## START Source excerpt

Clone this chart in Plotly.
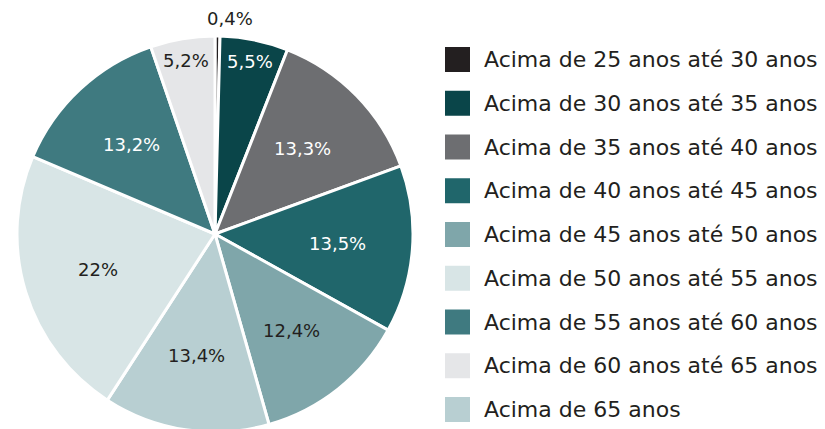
import math
import plotly.graph_objects as go

# Pie slices (in drawing order, clockwise from 12 o'clock)
slice_labels = [
    "Acima de 25 anos até 30 anos",
    "Acima de 30 anos até 35 anos",
    "Acima de 35 anos até 40 anos",
    "Acima de 40 anos até 45 anos",
    "Acima de 45 anos até 50 anos",
    "Acima de 65 anos",
    "Acima de 50 anos até 55 anos",
    "Acima de 55 anos até 60 anos",
    "Acima de 60 anos até 65 anos",
]
slice_values = [0.4, 5.5, 13.3, 13.5, 12.4, 13.4, 22, 13.2, 5.2]

# Legend order
legend_labels = [
    "Acima de 25 anos até 30 anos",
    "Acima de 30 anos até 35 anos",
    "Acima de 35 anos até 40 anos",
    "Acima de 40 anos até 45 anos",
    "Acima de 45 anos até 50 anos",
    "Acima de 50 anos até 55 anos",
    "Acima de 55 anos até 60 anos",
    "Acima de 60 anos até 65 anos",
    "Acima de 65 anos",
]

color_map = {
    "Acima de 25 anos até 30 anos": "#231f20",
    "Acima de 30 anos até 35 anos": "#0a4549",
    "Acima de 35 anos até 40 anos": "#6d6e71",
    "Acima de 40 anos até 45 anos": "#20666b",
    "Acima de 45 anos até 50 anos": "#7fa6aa",
    "Acima de 50 anos até 55 anos": "#d8e5e6",
    "Acima de 55 anos até 60 anos": "#3f7a80",
    "Acima de 60 anos até 65 anos": "#e5e6e8",
    "Acima de 65 anos": "#b8cfd2",
}
dark_labels = {
    "Acima de 30 anos até 35 anos",
    "Acima de 35 anos até 40 anos",
    "Acima de 40 anos até 45 anos",
    "Acima de 55 anos até 60 anos",
}

# Figure geometry (page has an 8px body margin)
W, H = 817, 429
TOP = 28
PLOT_H = H - TOP
CX_PX, R_PX = 207, 198
FONT = "DejaVu Sans, Verdana, sans-serif"
TEXT_DARK = "#231f20"

texts = [f"{v:g}".replace(".", ",") + "%" for v in slice_values]
colors = [color_map[l] for l in slice_labels]

dom_y0 = (PLOT_H - 2 * R_PX) / PLOT_H

fig = go.Figure()
fig.add_trace(go.Pie(
    labels=slice_labels,
    values=slice_values,
    textinfo="none",
    sort=False,
    direction="clockwise",
    rotation=0,
    marker=dict(colors=colors, line=dict(color="#ffffff", width=3)),
    showlegend=False,
    hoverinfo="label+percent",
    domain=dict(x=[(CX_PX - R_PX) / W, (CX_PX + R_PX) / W], y=[dom_y0, 1]),
))

# Slice labels placed at the mid-angle of each slice
total = sum(slice_values)
cx_paper = CX_PX / W
cy_paper = 1 - R_PX / PLOT_H
rx = R_PX / W
ry = R_PX / PLOT_H
cum = 0.0
for lab, v, t in zip(slice_labels, slice_values, texts):
    frac = v / total
    mid = (cum + frac / 2) * 2 * math.pi
    cum += frac
    if frac < 0.01:
        rf, col, xs = 1.09, TEXT_DARK, 12
    elif frac < 0.07:
        rf, col, xs = 0.89, ("#ffffff" if lab in dark_labels else TEXT_DARK), 0
    else:
        rf, col, xs = 0.62, ("#ffffff" if lab in dark_labels else TEXT_DARK), 0
    fig.add_annotation(
        xref="paper", yref="paper",
        x=cx_paper + rf * rx * math.sin(mid),
        y=cy_paper + rf * ry * math.cos(mid),
        xshift=xs,
        text=t, showarrow=False, xanchor="center", yanchor="middle",
        font=dict(size=18, color=col, family=FONT),
    )

# Custom legend built from the legend arrays
x0_px, sq = 437, 25
y_first, step = 51.5, 43.75


def yp(px):
    return 1 - (px - TOP) / PLOT_H


for i, lab in enumerate(legend_labels):
    yc = y_first + i * step
    fig.add_shape(
        type="rect", xref="paper", yref="paper",
        x0=x0_px / W, x1=(x0_px + sq) / W,
        y0=yp(yc + sq / 2), y1=yp(yc - sq / 2),
        fillcolor=color_map[lab], line=dict(width=0),
    )
    fig.add_annotation(
        xref="paper", yref="paper", x=474 / W, y=yp(yc),
        text=lab, showarrow=False, xanchor="left", yanchor="middle",
        font=dict(size=22, color=TEXT_DARK, family=FONT),
    )

fig.update_layout(
    width=W, height=H,
    margin=dict(l=0, r=0, t=TOP, b=0),
    paper_bgcolor="#ffffff",
    plot_bgcolor="#ffffff",
)

fig.write_html("out.html")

## END Source excerpt

Aim: Reproduce each line exactly as it appears, omitting the pictures.

The completed task:
Clone this chart in Plotly.
import math
import plotly.graph_objects as go

# Pie slices (in drawing order, clockwise from 12 o'clock)
slice_labels = [
    "Acima de 25 anos até 30 anos",
    "Acima de 30 anos até 35 anos",
    "Acima de 35 anos até 40 anos",
    "Acima de 40 anos até 45 anos",
    "Acima de 45 anos até 50 anos",
    "Acima de 65 anos",
    "Acima de 50 anos até 55 anos",
    "Acima de 55 anos até 60 anos",
    "Acima de 60 anos até 65 anos",
]
slice_values = [0.4, 5.5, 13.3, 13.5, 12.4, 13.4, 22, 13.2, 5.2]

# Legend order
legend_labels = [
    "Acima de 25 anos até 30 anos",
    "Acima de 30 anos até 35 anos",
    "Acima de 35 anos até 40 anos",
    "Acima de 40 anos até 45 anos",
    "Acima de 45 anos até 50 anos",
    "Acima de 50 anos até 55 anos",
    "Acima de 55 anos até 60 anos",
    "Acima de 60 anos até 65 anos",
    "Acima de 65 anos",
]

color_map = {
    "Acima de 25 anos até 30 anos": "#231f20",
    "Acima de 30 anos até 35 anos": "#0a4549",
    "Acima de 35 anos até 40 anos": "#6d6e71",
    "Acima de 40 anos até 45 anos": "#20666b",
    "Acima de 45 anos até 50 anos": "#7fa6aa",
    "Acima de 50 anos até 55 anos": "#d8e5e6",
    "Acima de 55 anos até 60 anos": "#3f7a80",
    "Acima de 60 anos até 65 anos": "#e5e6e8",
    "Acima de 65 anos": "#b8cfd2",
}
dark_labels = {
    "Acima de 30 anos até 35 anos",
    "Acima de 35 anos até 40 anos",
    "Acima de 40 anos até 45 anos",
    "Acima de 55 anos até 60 anos",
}

# Figure geometry (page has an 8px body margin)
W, H = 817, 429
TOP = 28
PLOT_H = H - TOP
CX_PX, R_PX = 207, 198
FONT = "DejaVu Sans, Verdana, sans-serif"
TEXT_DARK = "#231f20"

texts = [f"{v:g}".replace(".", ",") + "%" for v in slice_values]
colors = [color_map[l] for l in slice_labels]

dom_y0 = (PLOT_H - 2 * R_PX) / PLOT_H

fig = go.Figure()
fig.add_trace(go.Pie(
    labels=slice_labels,
    values=slice_values,
    textinfo="none",
    sort=False,
    direction="clockwise",
    rotation=0,
    marker=dict(colors=colors, line=dict(color="#ffffff", width=3)),
    showlegend=False,
    hoverinfo="label+percent",
    domain=dict(x=[(CX_PX - R_PX) / W, (CX_PX + R_PX) / W], y=[dom_y0, 1]),
))

# Slice labels placed at the mid-angle of each slice
total = sum(slice_values)
cx_paper = CX_PX / W
cy_paper = 1 - R_PX / PLOT_H
rx = R_PX / W
ry = R_PX / PLOT_H
cum = 0.0
for lab, v, t in zip(slice_labels, slice_values, texts):
    frac = v / total
    mid = (cum + frac / 2) * 2 * math.pi
    cum += frac
    if frac < 0.01:
        rf, col, xs = 1.09, TEXT_DARK, 12
    elif frac < 0.07:
        rf, col, xs = 0.89, ("#ffffff" if lab in dark_labels else TEXT_DARK), 0
    else:
        rf, col, xs = 0.62, ("#ffffff" if lab in dark_labels else TEXT_DARK), 0
    fig.add_annotation(
        xref="paper", yref="paper",
        x=cx_paper + rf * rx * math.sin(mid),
        y=cy_paper + rf * ry * math.cos(mid),
        xshift=xs,
        text=t, showarrow=False, xanchor="center", yanchor="middle",
        font=dict(size=18, color=col, family=FONT),
    )

# Custom legend built from the legend arrays
x0_px, sq = 437, 25
y_first, step = 51.5, 43.75


def yp(px):
    return 1 - (px - TOP) / PLOT_H


for i, lab in enumerate(legend_labels):
    yc = y_first + i * step
    fig.add_shape(
        type="rect", xref="paper", yref="paper",
        x0=x0_px / W, x1=(x0_px + sq) / W,
        y0=yp(yc + sq / 2), y1=yp(yc - sq / 2),
        fillcolor=color_map[lab], line=dict(width=0),
    )
    fig.add_annotation(
        xref="paper", yref="paper", x=474 / W, y=yp(yc),
        text=lab, showarrow=False, xanchor="left", yanchor="middle",
        font=dict(size=22, color=TEXT_DARK, family=FONT),
    )

fig.update_layout(
    width=W, height=H,
    margin=dict(l=0, r=0, t=TOP, b=0),
    paper_bgcolor="#ffffff",
    plot_bgcolor="#ffffff",
)

fig.write_html("out.html")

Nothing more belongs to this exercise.